I liked that idea and thought it would be fun to keep track of my half-baked ideas that don’t make it. This will be a collection of all kinds of things – research ideas, teaching methods, example problems, etc – that I didn’t quite fully develop. Maybe I’ll come back to them some day.

Quantum RPG

This idea is really trying to bring together two ideas.

1. At an AAPT New Faculty Workshop I saw a talk where a professor gamified electromagnetism lessons/examples by having the students role play Star Trek scenes. They would go on “away missions” that somehow involved solving EM problems, and each student had to contribute something to the solution or become a Red Shirt.
2. The first couple chapters of Griffiths Quantum Mechanics goes through solving Schrödinger’s equation for various pedagogical potentials. The sequence of potentials is cleverly chosen to build up concepts that are used for the subsequent examples.

My half-baked idea would be to synthesize the scaffolded examples and concepts from Griffiths into “skills” that players acquire in a little story-based game. For example, once the players know how to normalize a wavefunction, that becomes a skill or tool at their disposal, and it will be needed to solve future problems.

I still think there’s something here, but I think there are two things I need to figure out: a mechanic for actually “using” the skills they learned, and coming up with some kind of story to drive the whole thing.

Dungeons and Daddies problem

Dungeons and Daddies, s2e49 had a character cast a spell that would reverse gravity for a region of space. Another player pointed out the situation might lead to an interesting physics problem. Well, here it is. I don’t think I’ll actually use it on a Phys 221 exam, unless I really want my students to hate me. Maybe it will be an example problem at some point.

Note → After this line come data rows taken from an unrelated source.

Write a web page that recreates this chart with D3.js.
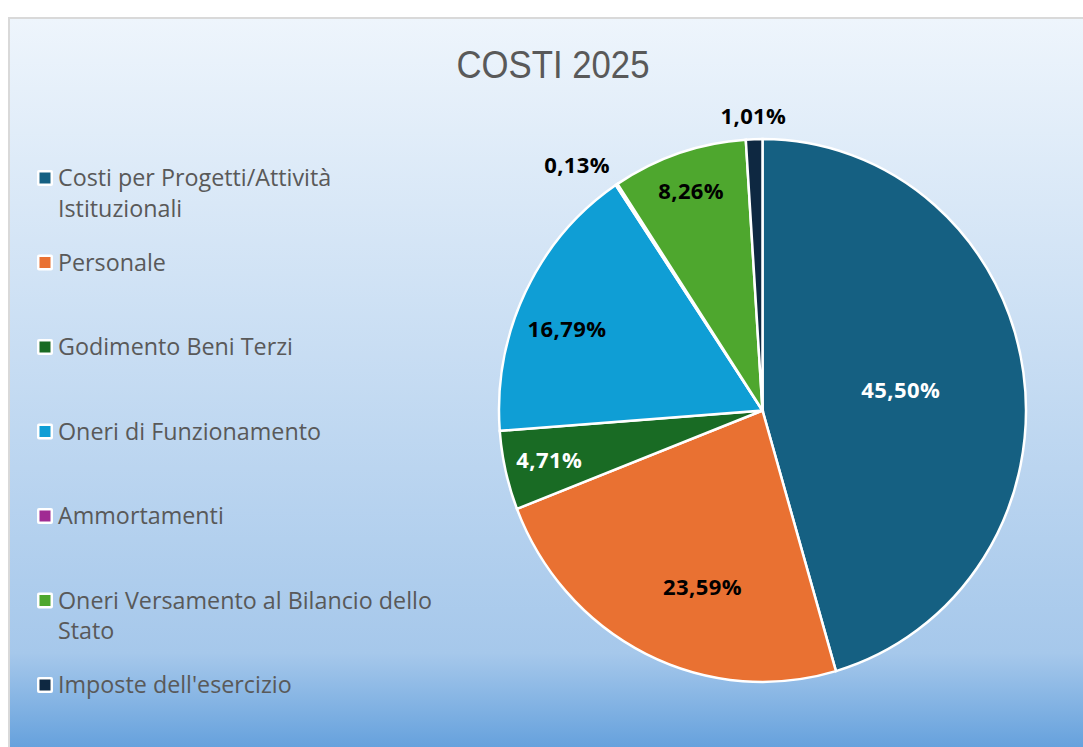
<!DOCTYPE html>
<html>
<head>
<meta charset="utf-8">
<script src="https://cdn.jsdelivr.net/npm/d3@7"></script>
<style>
  html, body { margin: 0; padding: 0; background: #fff; }
  svg { display: block; }
</style>
</head>
<body>
<div id="chart"></div>
<script>
// data
const categories = [
  "Costi per Progetti/Attività Istituzionali",
  "Personale",
  "Godimento Beni Terzi",
  "Oneri di Funzionamento",
  "Ammortamenti",
  "Oneri Versamento al Bilancio dello Stato",
  "Imposte dell'esercizio"
];
const percentages = [45.50, 23.59, 4.71, 16.79, 0.13, 8.26, 1.01];
const sliceColors = ["#156082", "#E97132", "#196B24", "#0F9ED5", "#A02B93", "#4EA72E", "#0E2841"];
const chartTitle = "COSTI 2025";

// label placement (best fit style): radius as share of pie radius, angle nudge in degrees
const labelRadius = [0.53, 0.69, 0.83, 0.80, 1.145, 0.853, 1.086];
const labelNudge  = [0, -7, 0, -4, -4.3, 0, 0];

const W = 1083, H = 747;
const cx = 762.5, cy = 410.5, R = 263.5, squash = 1.03;

const svg = d3.select("#chart").append("svg")
  .attr("width", W)
  .attr("height", H);

// background gradient
const grad = svg.append("defs").append("linearGradient")
  .attr("id", "bg")
  .attr("x1", 0).attr("y1", 0).attr("x2", 0).attr("y2", 1);
grad.append("stop").attr("offset", "0%").attr("stop-color", "#EEF5FC");
grad.append("stop").attr("offset", "85%").attr("stop-color", "#A6C8EB");
grad.append("stop").attr("offset", "100%").attr("stop-color", "#5A9ADA");

svg.append("rect")
  .attr("x", 9).attr("y", 18)
  .attr("width", W).attr("height", H)
  .attr("fill", "url(#bg)")
  .attr("stroke", "#D9D9D9")
  .attr("stroke-width", 2);

// title
svg.append("text")
  .attr("x", 553)
  .attr("y", 78)
  .attr("text-anchor", "middle")
  .attr("textLength", 193)
  .attr("lengthAdjust", "spacingAndGlyphs")
  .style("font-family", "'Liberation Sans', Arial, sans-serif")
  .style("font-size", "38px")
  .style("fill", "#595959")
  .text(chartTitle);

// pie
const color = d3.scaleOrdinal().domain(categories).range(sliceColors);
const pie = d3.pie().sort(null).value(d => d.value);
const arcs = pie(categories.map((c, i) => ({ name: c, value: percentages[i], i })));
const arc = d3.arc().innerRadius(0).outerRadius(R);

const pieG = svg.append("g")
  .attr("transform", `translate(${cx},${cy}) scale(1,${squash})`);

pieG.selectAll("path")
  .data(arcs)
  .enter()
  .append("path")
  .attr("d", arc)
  .attr("fill", d => color(d.data.name))
  .attr("stroke", "#fff")
  .attr("stroke-width", 2.5)
  .attr("vector-effect", "non-scaling-stroke");

// labels
const it = d3.formatLocale({ decimal: ",", thousands: ".", grouping: [3], currency: ["€", ""] });
const fmt = it.format(".2f");

svg.append("g").selectAll("text")
  .data(arcs)
  .enter()
  .append("text")
  .attr("x", d => {
    const a = (d.startAngle + d.endAngle) / 2 + labelNudge[d.data.i] * Math.PI / 180;
    return cx + R * labelRadius[d.data.i] * Math.sin(a);
  })
  .attr("y", d => {
    const a = (d.startAngle + d.endAngle) / 2 + labelNudge[d.data.i] * Math.PI / 180;
    return cy - R * labelRadius[d.data.i] * Math.cos(a) * squash;
  })
  .attr("dy", "0.36em")
  .attr("text-anchor", "middle")
  .style("font-family", "'Open Sans', 'Noto Sans', sans-serif")
  .style("font-weight", "bold")
  .style("font-size", "22px")
  .style("letter-spacing", "0.4px")
  .style("fill", d => (labelRadius[d.data.i] < 1 && d3.hsl(color(d.data.name)).l < 0.35) ? "#fff" : "#000")
  .text(d => fmt(d.value) + "%");

// legend
const ly = d3.scalePoint().domain(categories).range([178, 685]);

const legend = svg.append("g").selectAll("g")
  .data(categories)
  .enter()
  .append("g")
  .attr("transform", d => `translate(0,${ly(d)})`);

legend.append("rect")
  .attr("x", 37).attr("y", -8)
  .attr("width", 16).attr("height", 16)
  .attr("rx", 2)
  .attr("fill", "#fff");

legend.append("rect")
  .attr("x", 39.5).attr("y", -5.5)
  .attr("width", 11).attr("height", 11)
  .attr("fill", d => color(d));

const legendText = legend.append("text")
  .attr("x", 58)
  .attr("y", 8)
  .style("font-family", "'Open Sans', 'Noto Sans', sans-serif")
  .style("font-size", "23.3px")
  .style("fill", "#595959")
  .text(d => d);

// wrap long legend entries
legendText.each(function () {
  const t = d3.select(this);
  const words = t.text().split(" ");
  t.text(null);
  let line = [];
  let tspan = t.append("tspan").attr("x", 58).attr("dy", 0);
  words.forEach(w => {
    line.push(w);
    tspan.text(line.join(" "));
    if (tspan.node().getComputedTextLength() > 385 && line.length > 1) {
      line.pop();
      tspan.text(line.join(" "));
      line = [w];
      tspan = t.append("tspan").attr("x", 58).attr("dy", 30.5).text(w);
    }
  });
});
</script>
</body>
</html>
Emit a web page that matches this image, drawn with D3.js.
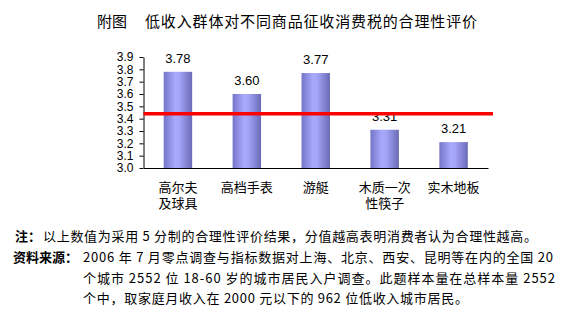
<!DOCTYPE html>
<html>
<head>
<meta charset="utf-8">
<script src="https://cdn.jsdelivr.net/npm/d3@7"></script>
<style>
  html, body { margin: 0; padding: 0; background: #fff; }
  svg { display: block; }
</style>
</head>
<body>
<div id="chart"></div>
<script>
// chart data
const categories = ['高尔夫及球具', '高档手表', '游艇', '木质一次性筷子', '实木地板'];
const categoryLines = [['高尔夫', '及球具'], ['高档手表'], ['游艇'], ['木质一次', '性筷子'], ['实木地板']];
const values = [3.78, 3.60, 3.77, 3.31, 3.21];
const refValue = 3.44;
const yTicks = [3.0, 3.1, 3.2, 3.3, 3.4, 3.5, 3.6, 3.7, 3.8, 3.9];

const titleLead = '附图';
const titleText = '低收入群体对不同商品征收消费税的合理性评价';
const noteLabels = ['注：', '资料来源：'];
const noteLines = [
  '以上数值为采用 5 分制的合理性评价结果，分值越高表明消费者认为合理性越高。',
  '2006 年 7 月零点调查与指标数据对上海、北京、西安、昆明等在内的全国 20',
  '个城市 2552 位 18-60 岁的城市居民入户调查。此题样本量在总样本量 2552',
  '个中，取家庭月收入在 2000 元以下的 962 位低收入城市居民。'
];

const W = 581, H = 320;
const cjk = '"Noto Sans CJK SC", "Noto Sans", sans-serif';
const latin = '"Liberation Sans", Arial, sans-serif';

const svg = d3.select('#chart').append('svg')
  .attr('width', W)
  .attr('height', H);

// bar gradient, darker at the edges
const grad = svg.append('defs').append('linearGradient')
  .attr('id', 'barGrad')
  .attr('x1', '0%').attr('x2', '100%').attr('y1', '0%').attr('y2', '0%');
grad.append('stop').attr('offset', '0%').attr('stop-color', '#7474c8');
grad.append('stop').attr('offset', '40%').attr('stop-color', '#a8a8fc');
grad.append('stop').attr('offset', '55%').attr('stop-color', '#a4a4f8');
grad.append('stop').attr('offset', '100%').attr('stop-color', '#6a6ab6');

// title
svg.append('text')
  .attr('x', 97).attr('y', 27)
  .style('font-family', cjk).style('font-size', '15px').style('fill', '#000')
  .text(titleLead);
svg.append('text')
  .attr('x', 145).attr('y', 27)
  .attr('textLength', 332).attr('lengthAdjust', 'spacing')
  .style('font-family', cjk).style('font-size', '15px').style('fill', '#000')
  .text(titleText);

// scales
const x = d3.scaleBand()
  .domain(categories)
  .range([143.5, 488])
  .paddingInner(0.587)
  .paddingOuter(0.293);

const y = d3.scaleLinear()
  .domain([3.0, 3.9])
  .range([168, 57]);

// y axis
const yAxis = svg.append('g')
  .attr('transform', 'translate(143.5,0)')
  .call(d3.axisLeft(y).tickValues(yTicks).tickFormat(d3.format('.1f'))
    .tickSize(4).tickSizeOuter(0).tickPadding(6));
yAxis.selectAll('text')
  .style('font-family', latin).style('font-size', '12px').style('fill', '#000');
yAxis.selectAll('line, path').attr('stroke', '#000');

// bars
svg.selectAll('rect.bar')
  .data(values)
  .enter()
  .append('rect')
  .attr('class', 'bar')
  .attr('x', (d, i) => x(categories[i]))
  .attr('y', d => y(d))
  .attr('width', x.bandwidth())
  .attr('height', d => y(3.0) - y(d))
  .style('fill', 'url(#barGrad)');

// value labels
svg.selectAll('text.val')
  .data(values)
  .enter()
  .append('text')
  .attr('class', 'val')
  .attr('x', (d, i) => x(categories[i]) + x.bandwidth() / 2)
  .attr('y', d => y(d) - 9)
  .attr('text-anchor', 'middle')
  .style('font-family', latin).style('font-size', '13px').style('fill', '#000')
  .text(d => d.toFixed(2));

// x axis
const xAxis = svg.append('g')
  .attr('transform', 'translate(0,168)')
  .call(d3.axisBottom(x).tickSize(0).tickSizeOuter(0).tickFormat(''));
xAxis.select('.domain').attr('stroke', '#000');
xAxis.selectAll('.tick text').remove();
xAxis.selectAll('.tick')
  .append('text')
  .attr('text-anchor', 'middle')
  .style('font-family', cjk).style('font-size', '13px').style('fill', '#000')
  .each(function (d) {
    const lines = categoryLines[categories.indexOf(d)];
    d3.select(this).selectAll('tspan')
      .data(lines)
      .enter()
      .append('tspan')
      .attr('x', 0)
      .attr('y', (l, j) => 24 + j * 16)
      .text(l => l);
  });

// reference line, drawn over the labels
svg.append('line')
  .attr('x1', 143.5).attr('x2', 493)
  .attr('y1', y(refValue)).attr('y2', y(refValue))
  .attr('stroke', '#ff0000')
  .attr('stroke-width', 3.5);

// notes
const notes = svg.append('g')
  .style('font-family', cjk).style('font-size', '13px').style('fill', '#000');
notes.append('text').attr('x', 15).attr('y', 241)
  .style('font-weight', 'bold').text(noteLabels[0]);
notes.append('text').attr('x', 13).attr('y', 262)
  .style('font-weight', 'bold').text(noteLabels[1]);

const noteX = [43, 83, 83, 83];
const noteY = [241, 262, 283, 303];
const noteLen = [494, 470, 472, 385];
notes.selectAll('text.line')
  .data(noteLines)
  .enter()
  .append('text')
  .attr('class', 'line')
  .attr('x', (d, i) => noteX[i])
  .attr('y', (d, i) => noteY[i])
  .attr('textLength', (d, i) => noteLen[i])
  .attr('lengthAdjust', 'spacing')
  .text(d => d);
</script>
</body>
</html>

Achromatic Radio Interferometer

A major challenge of precision low-frequency radio cosmology experiments is the natural chromatic nature of interferometers. The physics student will be familiar with Young’s double slit experiment where light passes through two small slits, and interferes to create a fringe pattern on a screen. The spacing of the fringes is related to wavelength or color of the light – shorter wavelengths (blue) create smaller fringe spacing compared to longer wavelengths (red). The spacing of the two slits also affects the fringes – closer slits create larger fringe spacing.

This comes into radio interferometry when we try to use two antennas as sort of “reverse slits,” measuring the light coming in from the sky at many frequencies at once. A given pair of antennas look more spaced out for shorter wavelength light. Think about measuring the spacing between the antennas in terms of how many wavelengths fit between them.

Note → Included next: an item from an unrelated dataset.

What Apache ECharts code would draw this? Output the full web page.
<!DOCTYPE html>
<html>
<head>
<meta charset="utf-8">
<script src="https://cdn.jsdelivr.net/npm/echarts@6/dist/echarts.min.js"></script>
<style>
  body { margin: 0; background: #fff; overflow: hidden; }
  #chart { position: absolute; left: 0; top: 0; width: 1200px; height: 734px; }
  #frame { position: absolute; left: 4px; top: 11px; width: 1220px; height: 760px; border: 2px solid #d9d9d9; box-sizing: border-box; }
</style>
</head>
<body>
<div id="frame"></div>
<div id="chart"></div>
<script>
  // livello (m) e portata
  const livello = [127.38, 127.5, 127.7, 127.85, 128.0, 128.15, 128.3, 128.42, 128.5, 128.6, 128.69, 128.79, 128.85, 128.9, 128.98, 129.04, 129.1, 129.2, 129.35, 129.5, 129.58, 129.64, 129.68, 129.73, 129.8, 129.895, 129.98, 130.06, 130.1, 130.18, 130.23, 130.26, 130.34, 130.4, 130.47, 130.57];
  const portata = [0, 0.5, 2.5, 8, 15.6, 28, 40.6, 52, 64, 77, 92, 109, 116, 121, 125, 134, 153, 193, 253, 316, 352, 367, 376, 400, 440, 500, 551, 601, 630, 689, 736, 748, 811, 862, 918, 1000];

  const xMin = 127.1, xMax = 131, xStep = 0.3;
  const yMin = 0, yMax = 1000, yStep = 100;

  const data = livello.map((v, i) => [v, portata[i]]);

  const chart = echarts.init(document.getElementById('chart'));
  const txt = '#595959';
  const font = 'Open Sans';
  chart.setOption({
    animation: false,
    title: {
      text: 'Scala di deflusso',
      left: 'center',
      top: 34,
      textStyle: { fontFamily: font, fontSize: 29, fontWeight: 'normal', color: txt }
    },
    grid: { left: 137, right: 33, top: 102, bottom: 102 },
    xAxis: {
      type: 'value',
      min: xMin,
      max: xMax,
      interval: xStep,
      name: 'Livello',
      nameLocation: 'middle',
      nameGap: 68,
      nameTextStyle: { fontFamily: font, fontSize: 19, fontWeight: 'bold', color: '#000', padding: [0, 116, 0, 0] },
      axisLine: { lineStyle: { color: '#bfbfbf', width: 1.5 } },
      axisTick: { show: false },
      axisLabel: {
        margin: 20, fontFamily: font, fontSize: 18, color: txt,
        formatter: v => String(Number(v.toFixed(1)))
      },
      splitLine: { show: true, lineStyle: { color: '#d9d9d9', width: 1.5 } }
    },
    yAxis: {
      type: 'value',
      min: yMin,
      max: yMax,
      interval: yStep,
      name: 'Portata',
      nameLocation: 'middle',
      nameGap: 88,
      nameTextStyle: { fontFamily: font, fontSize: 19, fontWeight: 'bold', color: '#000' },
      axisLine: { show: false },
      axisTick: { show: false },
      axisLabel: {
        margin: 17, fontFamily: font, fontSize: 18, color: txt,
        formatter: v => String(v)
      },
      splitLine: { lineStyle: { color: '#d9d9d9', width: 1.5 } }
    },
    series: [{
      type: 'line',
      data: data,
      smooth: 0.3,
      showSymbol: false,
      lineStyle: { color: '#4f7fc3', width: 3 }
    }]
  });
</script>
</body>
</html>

My proposed crazy idea to solve this is to create antennas that have a chromatic response that exactly counters the natural chromaticity of the interferometer. If we can somehow make antennas with an electromagnetic “center” that varies with wavelength, we can arrange them so that any pair always has the same number of wavelengths between them.

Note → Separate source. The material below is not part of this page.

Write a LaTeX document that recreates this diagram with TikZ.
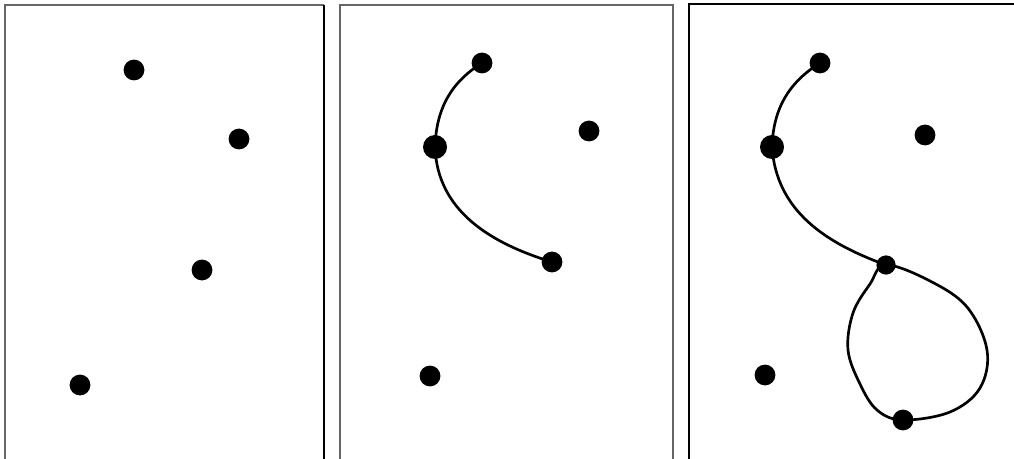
\documentclass[tikz,border=0pt]{standalone}
\usepackage{tikz}

\tikzset{dot/.style={circle, fill=black, inner sep=0pt, minimum size=0.52cm},
         bigdot/.style={dot, minimum size=0.6cm},
         frame/.style={line width=1.2pt},
         stroke/.style={line width=1.9pt, line cap=round}}

\begin{document}
\begin{tikzpicture}[x=0.025cm, y=-0.025cm]
\clip (0,0) rectangle (1014,459);
\fill[white] (0,0) rectangle (1014,459);

% frames
\draw[frame, gray!80!black] (5,470) |- (324,5);
\draw[frame, black] (324,5) -- (324,470);
\draw[frame, gray!80!black] (340,470) |- (673,5) -- (673,470);
\draw[frame, black] (689,470) |- (1030,4);

% first panel
\node[dot] (a1) at (134,70) {};
\node[dot] (a2) at (239,139) {};
\node[dot] (a3) at (202,270) {};
\node[dot] (a4) at (80,385) {};

% second panel
\node[dot] (b1) at (482,63) {};
\node[bigdot] (b2) at (435,147) {};
\node[dot] (b3) at (589,131) {};
\node[dot] (b4) at (552,262) {};
\node[dot] (b5) at (430,376) {};
\draw[stroke] (b1.center) to[out=212,in=88] (b2.center)
                          to[out=-88,in=163] (b4.center);

% third panel
\node[dot] (c1) at (820,63) {};
\node[bigdot] (c2) at (772,147) {};
\node[dot] (c3) at (925,135) {};
\node[dot, minimum size=0.48cm] (c4) at (886,265) {};
\node[dot] (c5) at (765,375) {};
\node[dot] (c6) at (903,420) {};
\draw[stroke] (c1.center) to[out=212,in=88] (c2.center)
                          to[out=-86,in=160] (c4.center);
\draw[stroke] plot[smooth cycle, tension=0.6] coordinates
  {(c4.center) (930,281) (967,307) (987,350) (980,388) (950,412) (c6.center)
   (877,410) (860,384) (848,350) (853,313) (870,284)};
\end{tikzpicture}
\end{document}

In the image above, each trapezoid represents an antenna, and the colored dots represent a hypothetical electromagnetic response at different wavelengths. If you pick any two antennas, and imagine sending the monochromatic light through “holes” of the corresponding color, you will always get the same fringe pattern. Red, green, and blue will give you the same fringes for a given pair of antennas.

So all we need is a way to construct these very weird antennas.